Birth Order

What psychological phenomenon do you believe in but cannot prove? I'd have to go with birth order. Having grown up with three siblings, I can't help but be convinced that my birth order (I'm the second oldest) has had a profoundly important influence on my personality.

That said, birth order is mostly bunk. Numerous scientific studies and meta-analyses have found that the phenomenon doesn't seem to exist. There are few, if any, personality traits that consistently correlate with a child's order within the family.

But I'm not giving up on my empirical hunch. Like all good rationalizers, I can find bits and pieces of evidence to support my untenable belief:

If you grew up with an older brother or sister and thought it was a mixed blessing, there's some new research that lends credence to that sentiment. A team of economists looked at data on the extracurricular activities of 10th-graders across the United States and found an interesting pattern. Girls with an older sibling were less likely to participate in non-athletic extracurricular activities, like yearbook, newspaper, youth groups, community service, music, and art. On the other hand, boys with an older sibling were more likely to participate in athletic extracurricular activities, like baseball, football, and swimming, though they were less likely to participate in youth groups, music, or art. The gender of the older sibling did not matter. The authors believe this pattern could be due to differences in attention or support from parents, or because of the way older siblings act as role models or mentors.

More like this

The male fraternal birth order effect (higher incidence of male homosexuality with more older male brothers) has been authenticated. There was a paper in PNAS a few years ago.

Why does influence for birth order intuitively seem a real phenomenon to many people even though there isn't much in the way of research support? Here's one possibility -- while there may not be consistent patterns across families, one's particular position in any given family still matters. That's because family relational dynamics vary from one family to the next. Consider that in one family, being the baby could come with specific benefits that outweigh the costs, but in another family the opposite might be true. Looking at traits of youngest siblings to find consistent patterns across families might, for this reason, be a futile endeavor. But, if you're the youngest sibling in either of the two sibships I described, you might quite rightly feel that your birth position has had a great impact on your development.

Might not birth order make a difference by way of reference to epigenetics, and aren't maternal hormone levels in utero affected by having gestated other, prior offspring? Has any work been done from this perspective vis a vis birth order?

Observationally, (based on limited and biased sampling) I would have to say that younger kids of older parents, in large families, tend to be treated rather laxly in terms of discipline. Explanation: the parents, in their 40s or 50s and beyond, are just too darn tired to lay down the law like they did when they were younger. So I believe that in such circumstances, later birth order children will tend to socialize differently on average, all other things being equal. Not only are older parents more tired from parenting, they are wiser, having made mistakes in rearing younger sets of children.

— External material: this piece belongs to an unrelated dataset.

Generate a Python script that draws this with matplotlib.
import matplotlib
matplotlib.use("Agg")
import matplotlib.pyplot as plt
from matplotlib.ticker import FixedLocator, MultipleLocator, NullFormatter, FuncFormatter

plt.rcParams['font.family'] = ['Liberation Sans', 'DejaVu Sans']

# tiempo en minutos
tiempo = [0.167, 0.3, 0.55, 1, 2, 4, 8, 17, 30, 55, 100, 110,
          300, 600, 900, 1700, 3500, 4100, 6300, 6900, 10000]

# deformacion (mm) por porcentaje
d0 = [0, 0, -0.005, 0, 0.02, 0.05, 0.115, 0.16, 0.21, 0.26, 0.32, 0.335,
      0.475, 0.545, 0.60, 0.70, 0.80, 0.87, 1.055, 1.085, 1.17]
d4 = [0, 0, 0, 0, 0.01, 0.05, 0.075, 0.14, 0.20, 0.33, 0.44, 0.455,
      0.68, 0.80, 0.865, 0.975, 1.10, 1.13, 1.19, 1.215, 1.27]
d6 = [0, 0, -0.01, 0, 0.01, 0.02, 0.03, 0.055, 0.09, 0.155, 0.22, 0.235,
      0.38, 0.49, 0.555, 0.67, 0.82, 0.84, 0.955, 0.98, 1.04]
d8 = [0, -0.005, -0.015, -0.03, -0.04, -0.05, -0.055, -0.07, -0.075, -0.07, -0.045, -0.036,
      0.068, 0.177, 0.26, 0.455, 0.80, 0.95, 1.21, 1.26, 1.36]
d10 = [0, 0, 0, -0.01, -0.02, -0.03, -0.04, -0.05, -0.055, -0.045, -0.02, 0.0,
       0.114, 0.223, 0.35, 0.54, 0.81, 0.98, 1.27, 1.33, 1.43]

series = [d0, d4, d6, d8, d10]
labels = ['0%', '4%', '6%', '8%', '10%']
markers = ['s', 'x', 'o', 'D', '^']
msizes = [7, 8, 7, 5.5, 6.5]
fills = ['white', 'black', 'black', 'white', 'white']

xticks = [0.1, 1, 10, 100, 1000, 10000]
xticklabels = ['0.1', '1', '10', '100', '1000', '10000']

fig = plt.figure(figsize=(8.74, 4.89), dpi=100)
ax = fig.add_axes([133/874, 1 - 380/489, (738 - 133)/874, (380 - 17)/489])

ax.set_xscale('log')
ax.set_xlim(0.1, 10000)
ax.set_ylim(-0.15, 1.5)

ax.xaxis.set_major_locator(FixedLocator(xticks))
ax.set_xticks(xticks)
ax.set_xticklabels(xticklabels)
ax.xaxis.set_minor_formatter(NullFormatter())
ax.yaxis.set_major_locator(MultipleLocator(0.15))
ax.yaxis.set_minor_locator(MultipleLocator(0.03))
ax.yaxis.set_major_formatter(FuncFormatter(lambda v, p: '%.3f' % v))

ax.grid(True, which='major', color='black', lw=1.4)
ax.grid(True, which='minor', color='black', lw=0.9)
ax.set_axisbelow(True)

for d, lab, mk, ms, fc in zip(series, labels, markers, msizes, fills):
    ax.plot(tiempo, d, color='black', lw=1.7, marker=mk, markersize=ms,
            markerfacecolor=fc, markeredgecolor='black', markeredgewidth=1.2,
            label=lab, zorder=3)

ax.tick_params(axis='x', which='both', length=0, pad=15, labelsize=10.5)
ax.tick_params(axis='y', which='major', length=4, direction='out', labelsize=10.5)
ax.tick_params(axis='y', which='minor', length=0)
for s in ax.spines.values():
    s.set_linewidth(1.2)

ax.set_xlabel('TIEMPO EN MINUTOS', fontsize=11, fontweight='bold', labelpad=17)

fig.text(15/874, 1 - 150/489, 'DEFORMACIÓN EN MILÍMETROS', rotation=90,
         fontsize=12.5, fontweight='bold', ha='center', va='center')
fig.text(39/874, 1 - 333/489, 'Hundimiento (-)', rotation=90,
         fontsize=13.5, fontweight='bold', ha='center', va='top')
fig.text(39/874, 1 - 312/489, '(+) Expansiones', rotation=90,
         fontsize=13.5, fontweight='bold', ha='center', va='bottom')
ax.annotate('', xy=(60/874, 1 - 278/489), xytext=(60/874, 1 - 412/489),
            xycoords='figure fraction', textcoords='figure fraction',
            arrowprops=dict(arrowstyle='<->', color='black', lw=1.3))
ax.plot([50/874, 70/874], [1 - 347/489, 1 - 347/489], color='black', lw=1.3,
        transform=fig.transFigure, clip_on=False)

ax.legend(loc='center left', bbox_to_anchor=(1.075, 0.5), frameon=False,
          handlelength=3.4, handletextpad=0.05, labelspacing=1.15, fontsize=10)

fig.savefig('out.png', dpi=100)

There was a recent study on birth order that showed oldest children receive more parental attention (but that's no surprise). This increased attention might explain the slight difference in IQs oldest children compared to their siblings. This is a URL to a news brief about it from the BYU webpage.

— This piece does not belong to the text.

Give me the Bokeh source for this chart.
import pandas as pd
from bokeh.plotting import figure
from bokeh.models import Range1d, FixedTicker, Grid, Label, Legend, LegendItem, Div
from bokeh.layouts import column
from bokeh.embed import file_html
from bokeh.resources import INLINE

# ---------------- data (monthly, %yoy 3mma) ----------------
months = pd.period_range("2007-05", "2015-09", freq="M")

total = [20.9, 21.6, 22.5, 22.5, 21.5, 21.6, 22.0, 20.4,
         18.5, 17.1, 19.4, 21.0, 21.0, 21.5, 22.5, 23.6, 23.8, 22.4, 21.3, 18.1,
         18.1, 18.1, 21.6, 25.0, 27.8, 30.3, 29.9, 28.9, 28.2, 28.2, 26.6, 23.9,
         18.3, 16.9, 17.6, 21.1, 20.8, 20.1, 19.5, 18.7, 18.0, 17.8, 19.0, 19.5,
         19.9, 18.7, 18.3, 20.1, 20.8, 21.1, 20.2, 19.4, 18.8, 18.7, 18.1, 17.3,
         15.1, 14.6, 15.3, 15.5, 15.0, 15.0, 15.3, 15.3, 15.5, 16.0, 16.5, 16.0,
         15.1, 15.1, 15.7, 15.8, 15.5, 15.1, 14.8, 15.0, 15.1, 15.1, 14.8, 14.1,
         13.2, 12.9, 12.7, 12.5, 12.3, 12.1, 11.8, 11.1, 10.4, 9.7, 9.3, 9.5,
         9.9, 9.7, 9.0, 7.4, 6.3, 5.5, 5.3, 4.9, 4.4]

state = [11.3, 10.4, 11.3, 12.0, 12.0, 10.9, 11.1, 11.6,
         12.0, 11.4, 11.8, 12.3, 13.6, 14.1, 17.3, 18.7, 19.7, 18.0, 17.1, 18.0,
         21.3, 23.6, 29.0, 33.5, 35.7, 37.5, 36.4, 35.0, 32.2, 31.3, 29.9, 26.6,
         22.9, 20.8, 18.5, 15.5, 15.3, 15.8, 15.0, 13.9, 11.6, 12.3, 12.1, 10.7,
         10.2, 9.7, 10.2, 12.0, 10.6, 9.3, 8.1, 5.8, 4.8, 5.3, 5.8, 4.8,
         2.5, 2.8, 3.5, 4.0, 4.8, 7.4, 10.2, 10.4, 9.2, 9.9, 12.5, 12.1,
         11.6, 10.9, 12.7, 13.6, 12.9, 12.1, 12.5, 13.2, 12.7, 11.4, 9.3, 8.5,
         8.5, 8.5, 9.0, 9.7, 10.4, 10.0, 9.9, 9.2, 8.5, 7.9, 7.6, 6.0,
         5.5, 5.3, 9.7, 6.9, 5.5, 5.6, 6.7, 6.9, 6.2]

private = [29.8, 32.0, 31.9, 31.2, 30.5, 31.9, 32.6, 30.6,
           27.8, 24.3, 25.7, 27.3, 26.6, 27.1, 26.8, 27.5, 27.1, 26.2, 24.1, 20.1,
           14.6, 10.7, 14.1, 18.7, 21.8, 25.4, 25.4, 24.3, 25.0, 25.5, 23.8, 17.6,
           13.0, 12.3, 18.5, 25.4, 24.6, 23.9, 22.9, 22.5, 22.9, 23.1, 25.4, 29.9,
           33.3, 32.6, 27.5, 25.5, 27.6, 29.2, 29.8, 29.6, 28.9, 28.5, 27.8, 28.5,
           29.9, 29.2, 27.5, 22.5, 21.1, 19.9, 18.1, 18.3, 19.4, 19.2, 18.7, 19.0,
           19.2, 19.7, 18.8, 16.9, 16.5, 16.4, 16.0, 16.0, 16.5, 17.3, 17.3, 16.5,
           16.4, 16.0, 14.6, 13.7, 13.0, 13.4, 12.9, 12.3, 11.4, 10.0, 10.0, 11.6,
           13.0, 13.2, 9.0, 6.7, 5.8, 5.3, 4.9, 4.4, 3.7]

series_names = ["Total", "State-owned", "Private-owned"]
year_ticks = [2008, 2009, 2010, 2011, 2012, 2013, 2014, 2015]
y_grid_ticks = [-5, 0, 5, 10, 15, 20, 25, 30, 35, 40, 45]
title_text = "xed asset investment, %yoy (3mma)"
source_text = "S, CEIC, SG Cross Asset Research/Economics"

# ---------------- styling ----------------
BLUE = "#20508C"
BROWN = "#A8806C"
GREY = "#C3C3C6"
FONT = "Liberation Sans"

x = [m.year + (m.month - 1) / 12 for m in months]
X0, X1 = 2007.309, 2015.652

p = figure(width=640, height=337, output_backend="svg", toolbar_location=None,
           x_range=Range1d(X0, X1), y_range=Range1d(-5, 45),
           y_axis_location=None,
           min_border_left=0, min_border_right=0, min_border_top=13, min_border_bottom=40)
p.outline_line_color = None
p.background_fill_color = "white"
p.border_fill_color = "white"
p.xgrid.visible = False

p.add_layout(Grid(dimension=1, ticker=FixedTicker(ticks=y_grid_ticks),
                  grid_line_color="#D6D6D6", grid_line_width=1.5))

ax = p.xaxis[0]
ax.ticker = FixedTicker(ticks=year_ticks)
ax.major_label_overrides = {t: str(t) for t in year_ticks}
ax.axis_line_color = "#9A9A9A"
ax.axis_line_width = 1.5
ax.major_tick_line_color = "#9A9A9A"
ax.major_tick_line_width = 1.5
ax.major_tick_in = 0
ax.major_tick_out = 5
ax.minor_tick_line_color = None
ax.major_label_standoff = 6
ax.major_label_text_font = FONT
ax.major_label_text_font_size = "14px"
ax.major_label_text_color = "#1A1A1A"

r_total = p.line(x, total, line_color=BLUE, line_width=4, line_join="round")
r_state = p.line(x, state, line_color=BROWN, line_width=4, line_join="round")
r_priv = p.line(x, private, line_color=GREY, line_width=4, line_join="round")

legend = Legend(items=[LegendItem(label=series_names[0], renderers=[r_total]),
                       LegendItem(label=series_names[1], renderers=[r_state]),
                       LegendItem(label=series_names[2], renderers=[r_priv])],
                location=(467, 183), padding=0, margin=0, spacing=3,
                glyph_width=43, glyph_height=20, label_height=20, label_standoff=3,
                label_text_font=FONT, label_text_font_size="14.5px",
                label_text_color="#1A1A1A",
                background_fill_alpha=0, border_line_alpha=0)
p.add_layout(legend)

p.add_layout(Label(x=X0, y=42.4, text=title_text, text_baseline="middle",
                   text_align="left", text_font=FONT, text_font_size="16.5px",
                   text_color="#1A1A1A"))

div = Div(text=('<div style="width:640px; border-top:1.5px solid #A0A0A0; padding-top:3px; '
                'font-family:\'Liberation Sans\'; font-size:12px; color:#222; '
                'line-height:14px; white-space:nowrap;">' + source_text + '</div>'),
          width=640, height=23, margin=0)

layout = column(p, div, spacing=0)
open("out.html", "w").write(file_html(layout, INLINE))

This is strictly anecdotal, but ask any observant teacher about how birth order plays out in classroom behavior. After a month any reflective teacher can tell you a student's birth order which falls back on some classic stereotypes of personality traits for birth order: only (loner), oldest (bossy/leader), youngest (attention seeker), or middle (people pleaser).

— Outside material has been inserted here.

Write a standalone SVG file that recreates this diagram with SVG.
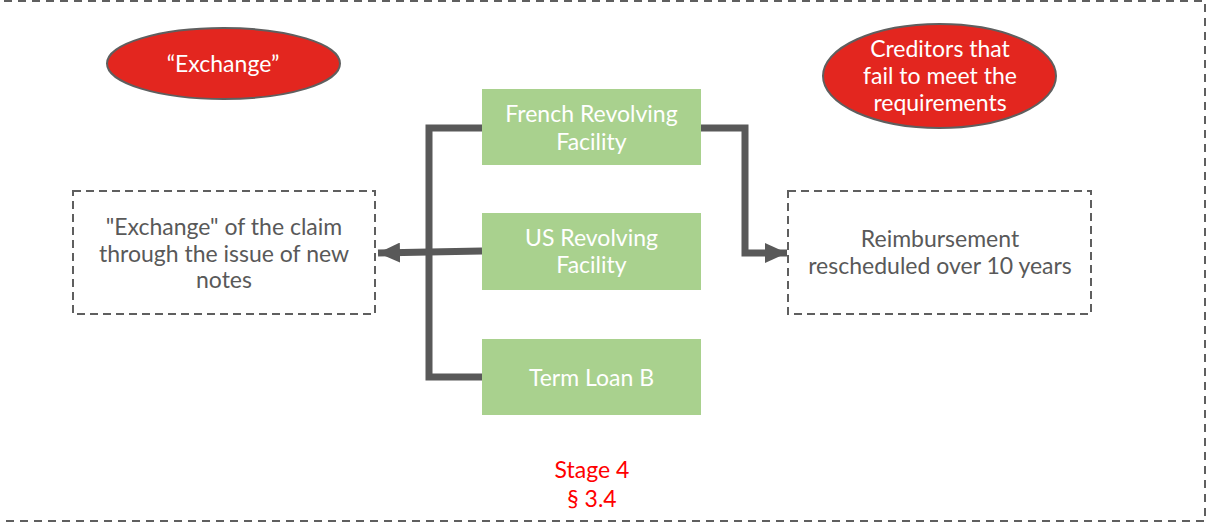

By Adlerian at Heart (not verified) on 02 Jun 2008 #permalink

Interesting... I too subscribe to the birth order "myth".

From the short amount that I read on Wikipedia, I still believe in it. I don't know if they've looked at the right personality traits.

Introversion and extroversion are clearly more influenced by baseline personality than social pecking order. I think birth order is more important for traits involved in attention-seeking, responsibility, guilt and motivation. Here's my theory:

Youngest: taken less seriously
Middle: not the oldest and not the youngest. Never feels recognized
Oldest: stuck with all the responsibility and baby-sitting

Obviously, these environmental factors can backfire, but I think the result of it is this follows a trend. Youngest children are obsessed with getting external approval. Middle children find unique ways to distinguish themselves (which often takes the form of rebellion - thus, the black sheep phenomenon). And oldest children retain a parenting-personality throughout their lives.

I could be over-raitonalizing from my own experience (good point, Dr X!); this is all anecdotal, but I feel like I've seen this dynamic in my family and the families of friends

Birth Order is far more complex than a simple correlation to position in the family. There are five birth order personalities, only child and first born through fourth born, rather than just the oldest, middle and youngest. I have used this concept successfully in counseling for almost forty years. If you are interested in checking out this understanding of birth order visit my website at www.birthorderplus.com. For an even greater analysis of each personality check out my blog at http://birthorder.blogster.com.

Older siblings buffer and translate for the parents mistakes and weaknesses without a doubt. Behavior patterns
follow with the younger children looking to the older sibling for signals in an unconcious form of communication even if it is not recognized as such until we are older.